Exercise → Copy everything in the listing below word for word, apart from any images.
══════════
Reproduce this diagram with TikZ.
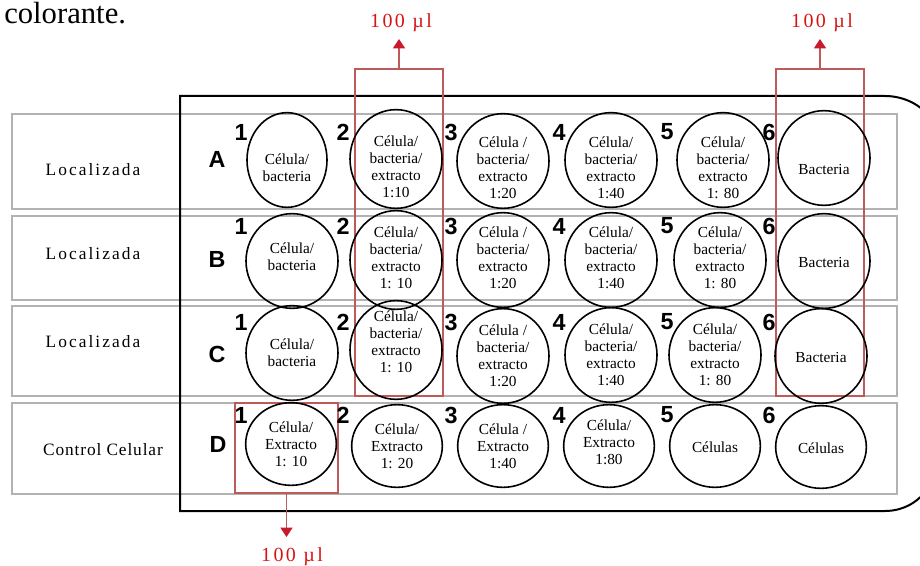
\documentclass[tikz,border=0pt]{standalone}
\usepackage{fontspec}
\setmainfont{Liberation Serif}
\newfontfamily\arialfont{Liberation Sans}
\newfontfamily\widefont[LetterSpace=12]{Liberation Serif}
\newfontfamily\midfont[LetterSpace=5]{Liberation Serif}
\newfontfamily\redfont[LetterSpace=12]{Liberation Serif}
\usetikzlibrary{arrows.meta,shapes.geometric}
\definecolor{redline}{RGB}{190,90,90}
\definecolor{redtip}{RGB}{200,25,45}
\definecolor{redtext}{RGB}{215,20,20}
\begin{document}
\begin{tikzpicture}[x=0.75pt,y=-0.75pt,
  well/.style={ellipse, draw, line width=1.2pt, inner sep=0pt, minimum width=69pt, minimum height=71pt},
  wellA/.style={well, minimum width=60pt},
  wellB/.style={well, minimum height=74pt},
  wellD/.style={well, minimum width=68pt, minimum height=62pt},
  wtxt/.style={align=center, font=\fontsize{11.5}{12.75}\selectfont, inner sep=0pt},
  num/.style={font=\arialfont\bfseries\fontsize{17.5}{17.5}\selectfont, inner sep=0pt},
  rowlab/.style={font=\widefont\fontsize{13}{14}\selectfont, inner sep=0pt},
  rowlabc/.style={font=\midfont\fontsize{13}{14}\selectfont, inner sep=0pt},
  redrect/.style={draw=redline, line width=0.8pt, inner sep=0pt},
  redarrow/.style={draw=redline, line width=0.8pt, -{Triangle[width=9pt,length=7pt,fill=redtip,color=redtip]}},
  redtxt/.style={text=redtext, font=\redfont\fontsize{15}{15}\selectfont, inner sep=0pt},
  rowbox/.style={draw=gray!60, line width=1.3pt},
  plate/.style={draw=black, line width=1.5pt}]
\useasboundingbox (0,0) rectangle (920,566);
\clip (0,0) rectangle (920,566);

% intro text
\node[anchor=base west, inner sep=0pt, font=\fontsize{23}{25}\selectfont] (intro) at (4,23.5) {colorante.};

% row boxes
\draw[rowbox] (12,114) rectangle (897,209);
\draw[rowbox] (12,216) rectangle (897,300);
\draw[rowbox] (12,306) rectangle (897,396);
\draw[rowbox] (12,403) rectangle (897,494);

% plate outline
\draw[plate] (180,96) -- (885,96) .. controls (905,96) and (925,106) .. (935,125) -- (935,475)
  .. controls (925,500) and (905,511) .. (885,511) -- (180,511) -- cycle;

% red frames and arrows
\node[redrect, minimum width=66pt, minimum height=245.25pt] (r1) at (399,232.5) {};
\node[redrect, minimum width=66pt, minimum height=245.25pt] (r2) at (820,232.5) {};
\node[redrect, minimum width=77.25pt, minimum height=67.5pt] (r3) at (286.5,448) {};
\coordinate (t1) at (399,39);
\coordinate (t2) at (820,39);
\coordinate (t3) at (286.5,537);
\draw[redarrow] (r1.north) -- (t1);
\draw[redarrow] (r2.north) -- (t2);
\draw[redarrow] (r3.south) -- (t3);
\node[redtxt] (l1) at (401,23) {100 µl};
\node[redtxt] (l2) at (822,23) {100 µl};
\node[redtxt] (l3) at (292,557) {100 µl};

% row labels
\node[rowlab] (labA) at (93,170) {Localizada};
\node[rowlab] (labB) at (93,254) {Localizada};
\node[rowlab] (labC) at (93,342) {Localizada};
\node[rowlabc] (labD) at (103,450) {Control Celular};

% row letters
\node[num] (A) at (217,159) {A};
\node[num] (B) at (217,259) {B};
\node[num] (C) at (217,354) {C};
\node[num] (D) at (218,444) {D};

% column numbers
\foreach \r/\y in {A/132,B/226,C/322,D/415}{
  \node[num] (n\r1) at (241,\y) {1};
  \node[num] (n\r2) at (343,\y) {2};
  \node[num] (n\r3) at (451,\y) {3};
  \node[num] (n\r4) at (559,\y) {4};
  \node[num] (n\r5) at (667,\y) {5};
  \node[num] (n\r6) at (769,\y) {6};
}

% wells row A
\node[wellA] (A1) at (287,160) {};
\node[wellB] (A2) at (396,159) {};
\node[well] (A3) at (503,161) {};
\node[well] (A4) at (611,160) {};
\node[well] (A5) at (723,160) {};
\node[well] (A6) at (824,158) {};
\node[wtxt] at ([yshift=-5.5pt]A1) {Célula/\\bacteria};
\node[wtxt] at ([yshift=-6pt]A2) {Célula/\\bacteria/\\extracto\\1:10};
\node[wtxt] at ([yshift=-5pt]A3) {Célula /\\bacteria/\\extracto\\1:20};
\node[wtxt] at ([yshift=-6pt]A4) {Célula/\\bacteria/\\extracto\\1:40};
\node[wtxt] at ([yshift=-6pt]A5) {Célula/\\bacteria/\\extracto\\1: 80};
\node[wtxt] at ([yshift=-9pt]A6) {Bacteria};

% wells row B
\node[well] (B1) at (292,261) {};
\node[wellB] (B2) at (396,260) {};
\node[well] (B3) at (503,260) {};
\node[well] (B4) at (611,260) {};
\node[well] (B5) at (720,260) {};
\node[well] (B6) at (824,261) {};
\node[wtxt] at ([yshift=3pt]B1) {Célula/\\bacteria};
\node[wtxt] at ([yshift=2pt]B2) {Célula/\\bacteria/\\extracto\\1: 10};
\node[wtxt] at ([yshift=2pt]B3) {Célula /\\bacteria/\\extracto\\1:20};
\node[wtxt] at ([yshift=2pt]B4) {Célula/\\bacteria/\\extracto\\1:40};
\node[wtxt] at ([yshift=2pt]B5) {Célula/\\bacteria/\\extracto\\1: 80};
\node[wtxt] at ([yshift=-1pt]B6) {Bacteria};

% wells row C
\node[well] (C1) at (292,353) {};
\node[wellB] (C2) at (396,350) {};
\node[well] (C3) at (503,356) {};
\node[well] (C4) at (611,355) {};
\node[well] (C5) at (715,355) {};
\node[well] (C6) at (821,356) {};
\node[wtxt] at (C1) {Célula/\\bacteria};
\node[wtxt] at ([yshift=6pt]C2) {Célula/\\bacteria/\\extracto\\1: 10};
\node[wtxt] at (C3) {Célula /\\bacteria/\\extracto\\1:20};
\node[wtxt] at (C4) {Célula/\\bacteria/\\extracto\\1:40};
\node[wtxt] at (C5) {Célula/\\bacteria/\\extracto\\1: 80};
\node[wtxt] at ([yshift=-1pt]C6) {Bacteria};

% wells row D
\node[wellD] (D1) at (291,444) {};
\node[wellD] (D2) at (397,446) {};
\node[wellD] (D3) at (503,446) {};
\node[wellD] (D4) at (609,446) {};
\node[wellD] (D5) at (715,446) {};
\node[wellD] (D6) at (821,447) {};
\node[wtxt] at (D1) {Célula/\\Extracto\\1: 10};
\node[wtxt] at (D2) {Célula/\\Extracto\\1: 20};
\node[wtxt] at (D3) {Célula /\\Extracto\\1:40};
\node[wtxt] at ([yshift=3pt]D4) {Célula/\\Extracto\\1:80};
\node[wtxt] at ([yshift=-1pt]D5) {Células};
\node[wtxt] at ([yshift=-1pt]D6) {Células};
\end{tikzpicture}
\end{document}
══════════
Worked answer →
Reproduce this diagram with TikZ.
\documentclass[tikz,border=0pt]{standalone}
\usepackage{fontspec}
\setmainfont{Liberation Serif}
\newfontfamily\arialfont{Liberation Sans}
\newfontfamily\widefont[LetterSpace=12]{Liberation Serif}
\newfontfamily\midfont[LetterSpace=5]{Liberation Serif}
\newfontfamily\redfont[LetterSpace=12]{Liberation Serif}
\usetikzlibrary{arrows.meta,shapes.geometric}
\definecolor{redline}{RGB}{190,90,90}
\definecolor{redtip}{RGB}{200,25,45}
\definecolor{redtext}{RGB}{215,20,20}
\begin{document}
\begin{tikzpicture}[x=0.75pt,y=-0.75pt,
  well/.style={ellipse, draw, line width=1.2pt, inner sep=0pt, minimum width=69pt, minimum height=71pt},
  wellA/.style={well, minimum width=60pt},
  wellB/.style={well, minimum height=74pt},
  wellD/.style={well, minimum width=68pt, minimum height=62pt},
  wtxt/.style={align=center, font=\fontsize{11.5}{12.75}\selectfont, inner sep=0pt},
  num/.style={font=\arialfont\bfseries\fontsize{17.5}{17.5}\selectfont, inner sep=0pt},
  rowlab/.style={font=\widefont\fontsize{13}{14}\selectfont, inner sep=0pt},
  rowlabc/.style={font=\midfont\fontsize{13}{14}\selectfont, inner sep=0pt},
  redrect/.style={draw=redline, line width=0.8pt, inner sep=0pt},
  redarrow/.style={draw=redline, line width=0.8pt, -{Triangle[width=9pt,length=7pt,fill=redtip,color=redtip]}},
  redtxt/.style={text=redtext, font=\redfont\fontsize{15}{15}\selectfont, inner sep=0pt},
  rowbox/.style={draw=gray!60, line width=1.3pt},
  plate/.style={draw=black, line width=1.5pt}]
\useasboundingbox (0,0) rectangle (920,566);
\clip (0,0) rectangle (920,566);

% intro text
\node[anchor=base west, inner sep=0pt, font=\fontsize{23}{25}\selectfont] (intro) at (4,23.5) {colorante.};

% row boxes
\draw[rowbox] (12,114) rectangle (897,209);
\draw[rowbox] (12,216) rectangle (897,300);
\draw[rowbox] (12,306) rectangle (897,396);
\draw[rowbox] (12,403) rectangle (897,494);

% plate outline
\draw[plate] (180,96) -- (885,96) .. controls (905,96) and (925,106) .. (935,125) -- (935,475)
  .. controls (925,500) and (905,511) .. (885,511) -- (180,511) -- cycle;

% red frames and arrows
\node[redrect, minimum width=66pt, minimum height=245.25pt] (r1) at (399,232.5) {};
\node[redrect, minimum width=66pt, minimum height=245.25pt] (r2) at (820,232.5) {};
\node[redrect, minimum width=77.25pt, minimum height=67.5pt] (r3) at (286.5,448) {};
\coordinate (t1) at (399,39);
\coordinate (t2) at (820,39);
\coordinate (t3) at (286.5,537);
\draw[redarrow] (r1.north) -- (t1);
\draw[redarrow] (r2.north) -- (t2);
\draw[redarrow] (r3.south) -- (t3);
\node[redtxt] (l1) at (401,23) {100 µl};
\node[redtxt] (l2) at (822,23) {100 µl};
\node[redtxt] (l3) at (292,557) {100 µl};

% row labels
\node[rowlab] (labA) at (93,170) {Localizada};
\node[rowlab] (labB) at (93,254) {Localizada};
\node[rowlab] (labC) at (93,342) {Localizada};
\node[rowlabc] (labD) at (103,450) {Control Celular};

% row letters
\node[num] (A) at (217,159) {A};
\node[num] (B) at (217,259) {B};
\node[num] (C) at (217,354) {C};
\node[num] (D) at (218,444) {D};

% column numbers
\foreach \r/\y in {A/132,B/226,C/322,D/415}{
  \node[num] (n\r1) at (241,\y) {1};
  \node[num] (n\r2) at (343,\y) {2};
  \node[num] (n\r3) at (451,\y) {3};
  \node[num] (n\r4) at (559,\y) {4};
  \node[num] (n\r5) at (667,\y) {5};
  \node[num] (n\r6) at (769,\y) {6};
}

% wells row A
\node[wellA] (A1) at (287,160) {};
\node[wellB] (A2) at (396,159) {};
\node[well] (A3) at (503,161) {};
\node[well] (A4) at (611,160) {};
\node[well] (A5) at (723,160) {};
\node[well] (A6) at (824,158) {};
\node[wtxt] at ([yshift=-5.5pt]A1) {Célula/\\bacteria};
\node[wtxt] at ([yshift=-6pt]A2) {Célula/\\bacteria/\\extracto\\1:10};
\node[wtxt] at ([yshift=-5pt]A3) {Célula /\\bacteria/\\extracto\\1:20};
\node[wtxt] at ([yshift=-6pt]A4) {Célula/\\bacteria/\\extracto\\1:40};
\node[wtxt] at ([yshift=-6pt]A5) {Célula/\\bacteria/\\extracto\\1: 80};
\node[wtxt] at ([yshift=-9pt]A6) {Bacteria};

% wells row B
\node[well] (B1) at (292,261) {};
\node[wellB] (B2) at (396,260) {};
\node[well] (B3) at (503,260) {};
\node[well] (B4) at (611,260) {};
\node[well] (B5) at (720,260) {};
\node[well] (B6) at (824,261) {};
\node[wtxt] at ([yshift=3pt]B1) {Célula/\\bacteria};
\node[wtxt] at ([yshift=2pt]B2) {Célula/\\bacteria/\\extracto\\1: 10};
\node[wtxt] at ([yshift=2pt]B3) {Célula /\\bacteria/\\extracto\\1:20};
\node[wtxt] at ([yshift=2pt]B4) {Célula/\\bacteria/\\extracto\\1:40};
\node[wtxt] at ([yshift=2pt]B5) {Célula/\\bacteria/\\extracto\\1: 80};
\node[wtxt] at ([yshift=-1pt]B6) {Bacteria};

% wells row C
\node[well] (C1) at (292,353) {};
\node[wellB] (C2) at (396,350) {};
\node[well] (C3) at (503,356) {};
\node[well] (C4) at (611,355) {};
\node[well] (C5) at (715,355) {};
\node[well] (C6) at (821,356) {};
\node[wtxt] at (C1) {Célula/\\bacteria};
\node[wtxt] at ([yshift=6pt]C2) {Célula/\\bacteria/\\extracto\\1: 10};
\node[wtxt] at (C3) {Célula /\\bacteria/\\extracto\\1:20};
\node[wtxt] at (C4) {Célula/\\bacteria/\\extracto\\1:40};
\node[wtxt] at (C5) {Célula/\\bacteria/\\extracto\\1: 80};
\node[wtxt] at ([yshift=-1pt]C6) {Bacteria};

% wells row D
\node[wellD] (D1) at (291,444) {};
\node[wellD] (D2) at (397,446) {};
\node[wellD] (D3) at (503,446) {};
\node[wellD] (D4) at (609,446) {};
\node[wellD] (D5) at (715,446) {};
\node[wellD] (D6) at (821,447) {};
\node[wtxt] at (D1) {Célula/\\Extracto\\1: 10};
\node[wtxt] at (D2) {Célula/\\Extracto\\1: 20};
\node[wtxt] at (D3) {Célula /\\Extracto\\1:40};
\node[wtxt] at ([yshift=3pt]D4) {Célula/\\Extracto\\1:80};
\node[wtxt] at ([yshift=-1pt]D5) {Células};
\node[wtxt] at ([yshift=-1pt]D6) {Células};
\end{tikzpicture}
\end{document}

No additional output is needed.